The Islamic State group destroyed a sixth-century Christian monastery in Iraq in 2014, a fact confirmed last week by studying satellite images. The cultural loss is significant and is being widely lamented.
Remotely sensed images can be valuable information sources for the public, such as journalists and their readership. High-resolution imagery of places in the news have been used extensively to bring world events to the doorsteps of the public.
The monastery destruction points out a key aspect of modern satellite image interpretation: the enduring importance of experts, despite the rise of computer analysis and crowdsourcing.
In my own research concerning expert interpretation and as a trained image analyst, I have not only studied the transition from novice to expert but also lived it. A key component of training is moving from the superficial identification of objects to understanding the nuanced patterns that emerge from imagery.
How those images and patterns are interpreted – and by whom (or what) – has varied through history. A present trend toward the inclusion of nonexperts in the process of interpreting satellite photography risks marginalizing the role of expert image analysts, like the person who confirmed the ruin of St. Elijah's monastery in Mosul.
Early image interpretation
Aerial photography dates back to the mid-1800s, when the first images of Paris and Boston were captured from balloons. With the invention of the airplane and the onset of World War I, reconnaissance air photography was born.
As the method gained popularity, the need grew for highly trained experts to generate intelligence. The ability to view Earth from high above was something foreign to most people until the release of the first air photo map by the United Kingdom's Ordnance Survey in 1919. Before then, lack of experience was seen as a huge barrier to nonexpert interpretation of overhead images. Initially, interpreters were mainly working to identify objects of military importance.
When the first images from space came back in 1946, a new era began in civilian satellite image acquisition. At the beginning, computers were seen as potentially improving image interpretation. And indeed, today it is possible for computers to outperform humans at some tasks, such as sorting images into categories based on what they picture.
However, early attempts to model the human photo interpretation process fell short: computerized systems failed to replicate the flexibility of human creativity and inference from abstraction. Think about the last time you saw an animal in a cloud passing overhead. Humans are adept at seeing the meaningful patterns in the mundane.
Experts' ability to recall meaningful patterns for a given situation within their specialty area, and to quickly choose which patterns are important, give them an advantage over computers and nonexperts.
The rise of computing
Early knowledge-based systems led the way for modern computer-aided image analysis. Neural networks, for example, are computer systems that can learn from multiple data inputs how to analyze complex data.
The popularity of computational methods has begun to remove the expert from visual interpretation – with potentially serious implications. This could be detrimental in cases where creativity and mental flexibility are important.
Examples of computer automation failing come from a number of domains including aviation and image recognition.
Recent advances in computer vision now make it possible for computers to "learn" from their past mistakes and improve their performance over time.

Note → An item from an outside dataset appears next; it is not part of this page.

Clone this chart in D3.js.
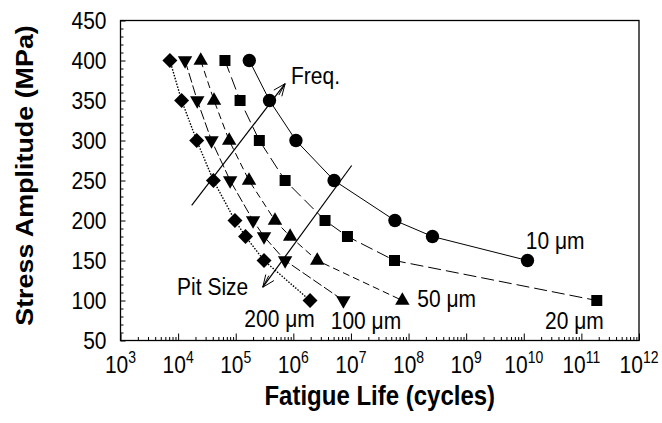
<!DOCTYPE html>
<html>
<head>
<meta charset="utf-8">
<script src="https://cdn.jsdelivr.net/npm/d3@7"></script>
<style>
  html, body { margin: 0; padding: 0; background: #fff; }
  svg { display: block; font-family: Arial, "Liberation Sans", sans-serif; }
</style>
</head>
<body>
<svg id="chart" width="662" height="423"></svg>
<script>
// ---- data ----
const stressLevels = [400, 350, 300, 250, 200, 180, 150, 100];
const life200um = [7.2e3, 1.15e4, 2.1e4, 4.1e4, 9.7e4, 1.48e5, 3.1e5, 1.95e6];
const life100um = [1.32e4, 2.15e4, 3.8e4, 8.0e4, 2.0e5, 3.1e5, 7.2e5, 7.4e6];
const life50um  = [2.47e4, 4.2e4, 7.7e4, 1.7e5, 4.8e5, 8.8e5, 2.6e6, 7.8e7];
const life20um  = [6.5e4, 1.19e5, 2.57e5, 7.2e5, 3.55e6, 8.7e6, 5.7e7, 1.85e11];
const life10um  = [1.72e5, 3.86e5, 1.11e6, 5.1e6, 5.8e7, 2.6e8, 1.16e10];
const seriesNames = ["200 μm", "100 μm", "50 μm", "20 μm", "10 μm"];
const yTicks = [50, 100, 150, 200, 250, 300, 350, 400, 450];
const xTickExponents = [3, 4, 5, 6, 7, 8, 9, 10, 11, 12];
const xTitle = "Fatigue Life (cycles)";
const yTitle = "Stress Amplitude (MPa)";
// annotation anchors in data space
const freqArrow = [[1.72e4, 219], [7.2e5, 371]];
const pitArrow = [[1.03e7, 268.75], [2.95e5, 116.6]];
const annotations = [
  {text: "Freq.", x: 9.1e5, y: 371},
  {text: "Pit Size", x: 9.6e3, y: 107.5},
  {text: "200 μm", x: 1.41e5, y: 66.6},
  {text: "100 μm", x: 4.46e6, y: 65},
  {text: "50 μm", x: 1.42e8, y: 92.5},
  {text: "10 μm", x: 1.08e10, y: 165},
  {text: "20 μm", x: 2.34e10, y: 65}
];

// ---- layout ----
const pL = 120.5, pR = 639, pT = 20.5, pB = 340.5;
const SY = 1.12; // vertical stretch of the text in the original picture
const svg = d3.select("#chart");
const x = d3.scaleLog().domain([1e3, 1e12]).range([pL, pR]);
const y = d3.scaleLinear().domain([50, 450]).range([pB, pT]);

// frame
svg.append("rect").attr("x", pL).attr("y", pT)
  .attr("width", pR - pL).attr("height", pB - pT)
  .attr("fill", "none").attr("stroke", "#000").attr("stroke-width", 1.3);

// y axis ticks (inside)
const yMinor = d3.range(50, 451, 10);
const yAxis = d3.axisRight(y).tickValues(yMinor).tickSize(3).tickFormat("");
svg.append("g").attr("transform", `translate(${pL},0)`).call(yAxis)
  .call(g => g.select(".domain").remove())
  .call(g => g.selectAll("line").attr("stroke", "#000").attr("stroke-width", 1)
    .attr("x2", d => (d % 50 === 0 ? 5 : 3)));
svg.append("g").selectAll("text").data(yTicks).join("text")
  .attr("transform", d => `translate(${pL - 14},${y(d)}) scale(1,${SY})`)
  .attr("dy", "0.36em")
  .attr("text-anchor", "end").attr("font-size", 21).text(d => d);

// x axis ticks (inside)
const xMinor = [];
for (let e = 3; e < 12; e++) for (let m = 1; m < 10; m++) xMinor.push(m * Math.pow(10, e));
xMinor.push(1e12);
const xAxis = d3.axisTop(x).tickValues(xMinor).tickSize(3).tickFormat("");
svg.append("g").attr("transform", `translate(0,${pB})`).call(xAxis)
  .call(g => g.select(".domain").remove())
  .call(g => g.selectAll("line").attr("stroke", "#000").attr("stroke-width", 1)
    .attr("y2", d => (Math.abs(Math.log10(d) - Math.round(Math.log10(d))) < 1e-9 ? -7 : -3.5)));
const xl = svg.append("g").selectAll("text").data(xTickExponents).join("text")
  .attr("transform", d => `translate(${x(Math.pow(10, d))},373) scale(1,${SY})`)
  .attr("text-anchor", "middle").attr("font-size", 21);
xl.append("tspan").text("10");
xl.append("tspan").attr("dy", -9).attr("font-size", 14).text(d => d);

// titles
svg.append("text").attr("transform", `translate(${(pL + pR) / 2},405) scale(1,${SY})`)
  .attr("text-anchor", "middle").attr("font-size", 24).attr("font-weight", "bold").text(xTitle);
svg.append("text").attr("transform", `translate(33,${(pT + pB) / 2 - 5}) rotate(-90) scale(${SY},1)`)
  .attr("text-anchor", "middle").attr("font-size", 24).attr("font-weight", "bold").text(yTitle);

// series
const series = [
  {name: seriesNames[0], life: life200um, dash: "1.5,1.5", shape: d3.symbolSquare, size: 112, rot: 45},
  {name: seriesNames[1], life: life100um, dash: "10,3", shape: d3.symbolTriangle, size: 90, rot: 180},
  {name: seriesNames[2], life: life50um, dash: "7,4", shape: d3.symbolTriangle, size: 90, rot: 0},
  {name: seriesNames[3], life: life20um, dash: "13,5", shape: d3.symbolSquare, size: 121, rot: 0},
  {name: seriesNames[4], life: life10um, dash: null, shape: d3.symbolCircle, size: 140, rot: 0}
];
const line = d3.line().x(d => x(d[0])).y(d => y(d[1]));
series.forEach(s => {
  const pts = s.life.map((v, i) => [v, stressLevels[i]]);
  svg.append("path").datum(pts).attr("d", line).attr("fill", "none")
    .attr("stroke", "#000").attr("stroke-width", s.name === "200 μm" ? 1.4 : 1)
    .attr("stroke-dasharray", s.dash);
  svg.append("g").selectAll("path").data(pts).join("path")
    .attr("d", d3.symbol().type(s.shape).size(s.size))
    .attr("transform", d => `translate(${x(d[0])},${y(d[1])}) rotate(${s.rot})`)
    .attr("fill", "#000");
});

// arrows
function arrow(p0, p1) {
  const x0 = x(p0[0]), y0 = y(p0[1]), x1 = x(p1[0]), y1 = y(p1[1]);
  svg.append("line").attr("x1", x0).attr("y1", y0).attr("x2", x1).attr("y2", y1)
    .attr("stroke", "#000").attr("stroke-width", 1.2);
  const ang = Math.atan2(y1 - y0, x1 - x0);
  const L = 13;
  [-0.4, -0.15, 0.4].forEach(a => {
    svg.append("line").attr("x1", x1).attr("y1", y1)
      .attr("x2", x1 - L * Math.cos(ang + a)).attr("y2", y1 - L * Math.sin(ang + a))
      .attr("stroke", "#000").attr("stroke-width", 1);
  });
}
arrow(freqArrow[0], freqArrow[1]);
arrow(pitArrow[0], pitArrow[1]);

svg.append("g").selectAll("text").data(annotations).join("text")
  .attr("transform", d => `translate(${x(d.x)},${y(d.y)}) scale(1,${SY})`)
  .attr("font-size", 21).text(d => d.text);
</script>
</body>
</html>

In 1994, French cultural theorist Paul Virilio predicted a futuristic vision machine, a system where machines both capture and perceive imagery. Could his vision be coming true?
When nonexperts get involved
Another major recent change in the field of image interpretation is the rise of crowdsourcing, which is rooted in the idea of collective intelligence. Collective intelligence arises when individuals act as a group to perform intelligent tasks – in the aggregate, the group is better at some tasks than any of the individuals would be.
Existing crowdsourcing campaigns have suffered from several pitfalls of using nonexperts, returning results that are inaccurate, incomplete and in some cases completely incorrect.
Many of the errors arise due to misconceptions about the skill level of nonexperts, such as the ability of an untrained person to accurately measure or estimate distance, or even to interpret task instructions.
Other errors can be as simple as mistaken identity, as when an experienced Wikimapia user mislabeled one golf course as another from nearby. Despite the potential corrective power of the crowd, the error remained in a publicly editable online map for two years.
To best capitalize on the advantages and capabilities of both computer-aided and crowdsourced image analysis, we will still need a highly skilled expert community with experience and training in photo interpretation.
These experts can do their own significant work, such as identifying extremist wreckage of historic sites. They can also help better understand the types of errors that arise in computer and crowdsourcing efforts, developing new methods to improve those techniques.